Durante una cincuentena de años, mientras se iba diluyendo el papel nacionalizador de estas instituciones tradicionales, las radios y las televisiones estatales fueron asumiendo este papel unificador. Recuerdo perfectamente que en mis clases de Formación del Espíritu Nacional de mediados de los años sesenta, cuando el profesor de la Falange salía del aula, ya nos partíamos de risa por la extemporaneidad del personaje, de sus métodos docentes y de los contenidos de la asignatura. Entre tanto, Televisión Española iba ocupando el espacio adoctrinador que dejaba libre al profesor de FEN. Era la televisión quien establecía los nuevos referentes comunes siguiendo la lógica de la cultura de masas y no de la historia, quien proponía los temas de conversación cotidianos o quien creaba expectativas políticas populares… Y todo eso, hasta que en las postrimerías del siglo XX este espacio comunicativo único también se fue resquebrajando y dejó de ser común y compartido. En definitiva, tampoco los medios de comunicación de masas sirven ya para nacionalizar a la antigua manera.
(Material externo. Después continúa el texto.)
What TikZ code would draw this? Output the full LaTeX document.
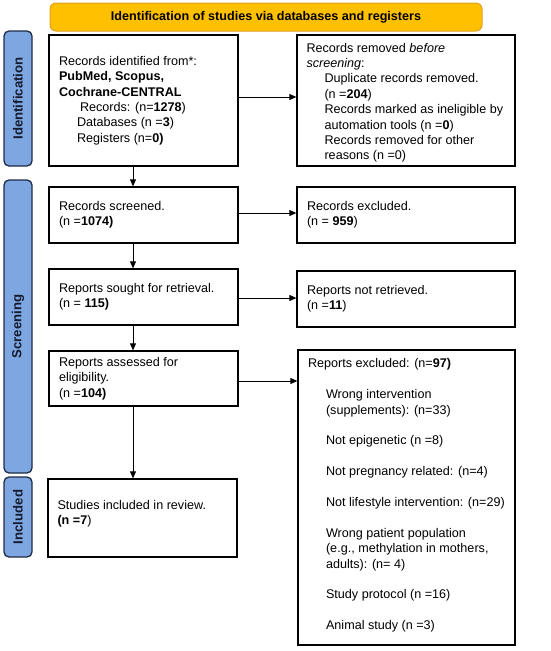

Es cierto que quedan algunos instrumentos clásicos todavía lo bastante potentes en el mundo del ocio: las selecciones deportivas, ciertos cantantes, alguna estrella televisiva… Sin embargo, hoy en día, los mecanismos para crear el sentimiento de pertenencia necesario para mantener la cohesión de la nación y, con ella, el sistema de representación democrática en las sociedades complejas también son muy complejos. Están conformados por redes de vinculación múltiples, con identificaciones y reconocimientos dinámicos y cruzados. Entre otros, estoy pensando en internet y sus redes sociales. No tengo ninguna duda: sin internet, Catalunya ahora no estaría desafiando el Estado español con la exigencia de una soberanía propia. La nacionalización –la españolización, la catalanización– ya no la hacen ni la escuela ni la televisión. Sólo la puede conseguir una promesa cooperativa de futuro, construida principalmente a través de redes que ya no son fácilmente manipulables por los gobiernos. Como mucho, las pueden liderar. Se ha acabado, pues, el adoctrinamiento: es la hora de las promesas tejidas en la red. Y me temo que el ministro Wert, en este terreno, no tiene nada que ofrecernos.